Selanjutnya, pihaknya juga akan membentuk perusahaan patungan dengan CPC. Namun, pihaknya masih harus mendiskusikan hal ini bersama CPC, termasuk soal besaran kepemilikan saham Pertamina. Pihaknya berharap bisa menjadi pemegang saham mayoritas.
“Karena kita kan di dalam negeri, pasarnya di kita, jadi diharapkan kami yang lebih besar share-nya,” ujar Tallulembang.
Selain itu, dua proyek pembangunan kilang baru perseroan juga akan dilengkapi dengan pengolahan produk petrokimia, yakni Kilang Tuban dan Kilang Bontang. Kilang Tuban yang dikerjakan perseroan bersama Rosneft Oil Company ditargetkan rampung pada 2024. Kilang ini akan menghasilkan produk bensin (gasoline) sebesar 80 ribu barel per hari (bph) , solar 90 ribu bph, dan avtur 26 ribu bph.
Tidak hanya itu, Kilang Tuban juga akan memproduksi produk-produk baru petrokimia. Rincian produk ini adalah polipropilen 1,3 juta ton per tahun, polietilen 0,65 juta ton per tahun, stirena 0,5 juta ton per tahun, dan paraksilen 1,3 juta ton per tahun.

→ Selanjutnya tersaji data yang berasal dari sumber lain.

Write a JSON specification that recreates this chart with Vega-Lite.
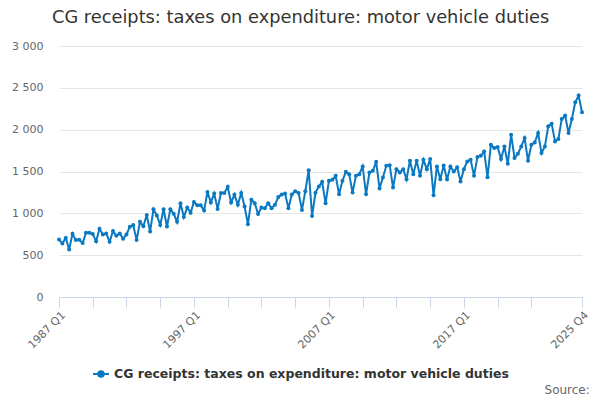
{
  "$schema": "https://vega.github.io/schema/vega-lite/v6.json",
  "background": "white",
  "padding": {"left": 11, "top": 9, "right": 16, "bottom": 4},
  "title": {
    "text": "Source:",
    "orient": "bottom",
    "anchor": "end",
    "frame": "bounds",
    "font": "DejaVu Sans",
    "fontSize": 12,
    "fontWeight": "normal",
    "color": "#666666",
    "offset": 4,
    "dx": 0
  },
  "vconcat": [
    {
      "title": {
        "text": "CG receipts: taxes on expenditure: motor vehicle duties",
        "anchor": "middle",
        "frame": "bounds",
        "font": "DejaVu Sans",
        "fontSize": 17.8,
        "fontWeight": "normal",
        "color": "#333333",
        "offset": 13
      },
      "width": 523,
      "height": 251,
      "data": {
        "values": [
          {"quarter": "1987 Q1", "value": 688}, {"quarter": "1987 Q2", "value": 640}, {"quarter": "1987 Q3", "value": 705}, {"quarter": "1987 Q4", "value": 568},
          {"quarter": "1988 Q1", "value": 755}, {"quarter": "1988 Q2", "value": 680}, {"quarter": "1988 Q3", "value": 685}, {"quarter": "1988 Q4", "value": 645},
          {"quarter": "1989 Q1", "value": 768}, {"quarter": "1989 Q2", "value": 768}, {"quarter": "1989 Q3", "value": 752}, {"quarter": "1989 Q4", "value": 665},
          {"quarter": "1990 Q1", "value": 815}, {"quarter": "1990 Q2", "value": 748}, {"quarter": "1990 Q3", "value": 760}, {"quarter": "1990 Q4", "value": 660},
          {"quarter": "1991 Q1", "value": 788}, {"quarter": "1991 Q2", "value": 732}, {"quarter": "1991 Q3", "value": 760}, {"quarter": "1991 Q4", "value": 695},
          {"quarter": "1992 Q1", "value": 748}, {"quarter": "1992 Q2", "value": 840}, {"quarter": "1992 Q3", "value": 860}, {"quarter": "1992 Q4", "value": 680},
          {"quarter": "1993 Q1", "value": 900}, {"quarter": "1993 Q2", "value": 845}, {"quarter": "1993 Q3", "value": 980}, {"quarter": "1993 Q4", "value": 782},
          {"quarter": "1994 Q1", "value": 1048}, {"quarter": "1994 Q2", "value": 975}, {"quarter": "1994 Q3", "value": 862}, {"quarter": "1994 Q4", "value": 1048},
          {"quarter": "1995 Q1", "value": 842}, {"quarter": "1995 Q2", "value": 1048}, {"quarter": "1995 Q3", "value": 995}, {"quarter": "1995 Q4", "value": 898},
          {"quarter": "1996 Q1", "value": 1120}, {"quarter": "1996 Q2", "value": 955}, {"quarter": "1996 Q3", "value": 1070}, {"quarter": "1996 Q4", "value": 1008},
          {"quarter": "1997 Q1", "value": 1134}, {"quarter": "1997 Q2", "value": 1098}, {"quarter": "1997 Q3", "value": 1098}, {"quarter": "1997 Q4", "value": 1033},
          {"quarter": "1998 Q1", "value": 1256}, {"quarter": "1998 Q2", "value": 1130}, {"quarter": "1998 Q3", "value": 1236}, {"quarter": "1998 Q4", "value": 1053},
          {"quarter": "1999 Q1", "value": 1244}, {"quarter": "1999 Q2", "value": 1244}, {"quarter": "1999 Q3", "value": 1317}, {"quarter": "1999 Q4", "value": 1130},
          {"quarter": "2000 Q1", "value": 1224}, {"quarter": "2000 Q2", "value": 1102}, {"quarter": "2000 Q3", "value": 1244}, {"quarter": "2000 Q4", "value": 1081},
          {"quarter": "2001 Q1", "value": 870}, {"quarter": "2001 Q2", "value": 1163}, {"quarter": "2001 Q3", "value": 1122}, {"quarter": "2001 Q4", "value": 992},
          {"quarter": "2002 Q1", "value": 1069}, {"quarter": "2002 Q2", "value": 1061}, {"quarter": "2002 Q3", "value": 1122}, {"quarter": "2002 Q4", "value": 1061},
          {"quarter": "2003 Q1", "value": 1102}, {"quarter": "2003 Q2", "value": 1195}, {"quarter": "2003 Q3", "value": 1224}, {"quarter": "2003 Q4", "value": 1236},
          {"quarter": "2004 Q1", "value": 1061}, {"quarter": "2004 Q2", "value": 1224}, {"quarter": "2004 Q3", "value": 1264}, {"quarter": "2004 Q4", "value": 1244},
          {"quarter": "2005 Q1", "value": 1041}, {"quarter": "2005 Q2", "value": 1264}, {"quarter": "2005 Q3", "value": 1515}, {"quarter": "2005 Q4", "value": 968},
          {"quarter": "2006 Q1", "value": 1246}, {"quarter": "2006 Q2", "value": 1322}, {"quarter": "2006 Q3", "value": 1376}, {"quarter": "2006 Q4", "value": 1120},
          {"quarter": "2007 Q1", "value": 1388}, {"quarter": "2007 Q2", "value": 1400}, {"quarter": "2007 Q3", "value": 1448}, {"quarter": "2007 Q4", "value": 1228},
          {"quarter": "2008 Q1", "value": 1388}, {"quarter": "2008 Q2", "value": 1496}, {"quarter": "2008 Q3", "value": 1468}, {"quarter": "2008 Q4", "value": 1248},
          {"quarter": "2009 Q1", "value": 1448}, {"quarter": "2009 Q2", "value": 1468}, {"quarter": "2009 Q3", "value": 1560}, {"quarter": "2009 Q4", "value": 1228},
          {"quarter": "2010 Q1", "value": 1488}, {"quarter": "2010 Q2", "value": 1508}, {"quarter": "2010 Q3", "value": 1616}, {"quarter": "2010 Q4", "value": 1296},
          {"quarter": "2011 Q1", "value": 1428}, {"quarter": "2011 Q2", "value": 1568}, {"quarter": "2011 Q3", "value": 1576}, {"quarter": "2011 Q4", "value": 1308},
          {"quarter": "2012 Q1", "value": 1528}, {"quarter": "2012 Q2", "value": 1488}, {"quarter": "2012 Q3", "value": 1528}, {"quarter": "2012 Q4", "value": 1408},
          {"quarter": "2013 Q1", "value": 1628}, {"quarter": "2013 Q2", "value": 1468}, {"quarter": "2013 Q3", "value": 1628}, {"quarter": "2013 Q4", "value": 1448},
          {"quarter": "2014 Q1", "value": 1640}, {"quarter": "2014 Q2", "value": 1528}, {"quarter": "2014 Q3", "value": 1648}, {"quarter": "2014 Q4", "value": 1216},
          {"quarter": "2015 Q1", "value": 1560}, {"quarter": "2015 Q2", "value": 1408}, {"quarter": "2015 Q3", "value": 1572}, {"quarter": "2015 Q4", "value": 1404},
          {"quarter": "2016 Q1", "value": 1560}, {"quarter": "2016 Q2", "value": 1500}, {"quarter": "2016 Q3", "value": 1552}, {"quarter": "2016 Q4", "value": 1380},
          {"quarter": "2017 Q1", "value": 1528}, {"quarter": "2017 Q2", "value": 1620}, {"quarter": "2017 Q3", "value": 1640}, {"quarter": "2017 Q4", "value": 1448},
          {"quarter": "2018 Q1", "value": 1672}, {"quarter": "2018 Q2", "value": 1688}, {"quarter": "2018 Q3", "value": 1740}, {"quarter": "2018 Q4", "value": 1432},
          {"quarter": "2019 Q1", "value": 1820}, {"quarter": "2019 Q2", "value": 1780}, {"quarter": "2019 Q3", "value": 1792}, {"quarter": "2019 Q4", "value": 1648},
          {"quarter": "2020 Q1", "value": 1800}, {"quarter": "2020 Q2", "value": 1592}, {"quarter": "2020 Q3", "value": 1940}, {"quarter": "2020 Q4", "value": 1660},
          {"quarter": "2021 Q1", "value": 1712}, {"quarter": "2021 Q2", "value": 1800}, {"quarter": "2021 Q3", "value": 1900}, {"quarter": "2021 Q4", "value": 1628},
          {"quarter": "2022 Q1", "value": 1820}, {"quarter": "2022 Q2", "value": 1848}, {"quarter": "2022 Q3", "value": 1960}, {"quarter": "2022 Q4", "value": 1720},
          {"quarter": "2023 Q1", "value": 1800}, {"quarter": "2023 Q2", "value": 2040}, {"quarter": "2023 Q3", "value": 2072}, {"quarter": "2023 Q4", "value": 1860},
          {"quarter": "2024 Q1", "value": 1888}, {"quarter": "2024 Q2", "value": 2128}, {"quarter": "2024 Q3", "value": 2168}, {"quarter": "2024 Q4", "value": 1960},
          {"quarter": "2025 Q1", "value": 2128}, {"quarter": "2025 Q2", "value": 2328}, {"quarter": "2025 Q3", "value": 2408}, {"quarter": "2025 Q4", "value": 2208}
        ]
      },
      "mark": {
        "type": "line",
        "strokeWidth": 2,
        "point": {"filled": true, "size": 16}
      },
      "encoding": {
        "x": {
          "field": "quarter",
          "type": "ordinal",
          "sort": null,
          "scale": {"type": "point", "padding": 0},
          "axis": {
            "title": null,
            "values": ["1987 Q1", "1989 Q3", "1992 Q1", "1994 Q3", "1997 Q1", "1999 Q3", "2002 Q1", "2004 Q3", "2007 Q1", "2009 Q3", "2012 Q1", "2014 Q3", "2017 Q1", "2019 Q3", "2022 Q1", "2025 Q4"],
            "labelExpr": "indexof(['1987 Q1', '1997 Q1', '2007 Q1', '2017 Q1', '2025 Q4'], datum.value) >= 0 ? datum.value : ''",
            "labelAngle": -45,
            "labelPadding": 2,
            "domainColor": "#ccd6eb",
            "tickColor": "#ccd6eb",
            "tickSize": 10,
            "grid": false
          }
        },
        "y": {
          "field": "value",
          "type": "quantitative",
          "scale": {"domain": [0, 3000], "nice": false},
          "axis": {
            "title": null,
            "values": [0, 500, 1000, 1500, 2000, 2500, 3000],
            "labelExpr": "replace(format(datum.value, ','), ',', ' ')",
            "domain": false,
            "ticks": false,
            "labelPadding": 16,
            "gridColor": "#e6e6e6"
          }
        },
        "color": {
          "datum": "CG receipts: taxes on expenditure: motor vehicle duties",
          "type": "nominal",
          "scale": {"range": ["#0a79c2"]},
          "legend": {
            "title": null,
            "orient": "none",
            "legendX": 33,
            "legendY": 319,
            "symbolType": "M-1,0H1M0.35,0A0.35,0.35,0,1,1,-0.35,0A0.35,0.35,0,1,1,0.35,0Z",
            "symbolSize": 256,
            "symbolStrokeWidth": 2,
            "symbolFillColor": "#0a79c2",
            "symbolStrokeColor": "#0a79c2",
            "labelFont": "DejaVu Sans",
            "labelFontSize": 12.5,
            "labelFontWeight": "bold",
            "labelColor": "#333333",
            "labelLimit": 600
          }
        }
      }
    }
  ],
  "config": {
    "view": {"stroke": null},
    "font": "DejaVu Sans",
    "axis": {
      "labelFont": "DejaVu Sans",
      "labelFontSize": 11,
      "labelColor": "#666666"
    }
  }
}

Selanjutnya, Kilang Bontang direncanakan memiliki kapasitas 300 ribu bph dan ditargetkan mulai operasi pada 2025. Sayangnya, Pertamina belum merinci apa saja jenis produk yang akan dihasilkan kilang baru ini. Pasalnya, Pertamina masih dalam tahap diskusi dengan mitra terkait pembentukan perusahaan patungan.
Perusahaan yang digandeng perseroan di proyek ini adalah Overseas Oil and Gas LLC (OOG) dan Cosmo Oil International Pte Ltd (COI). Sebelumnya, Menteri Koordinator Kemaritiman Luhut Binsar Pandjaitan mengingatkan Pertamina untuk serius mengerjakan proyek kilang BBM dan petrokimia. Pasalnya, Presiden joko Widoro mengeluhkan bahwa tidak ada pembangunan kilang yang berjalan selama menjabat dalam empat tahun ini.
“Saya minta jangan ditunda lagi, karena saya sudah tiga tahun mendorong petrokimia dari Taipei tidak segera di,ulai,” kata dia.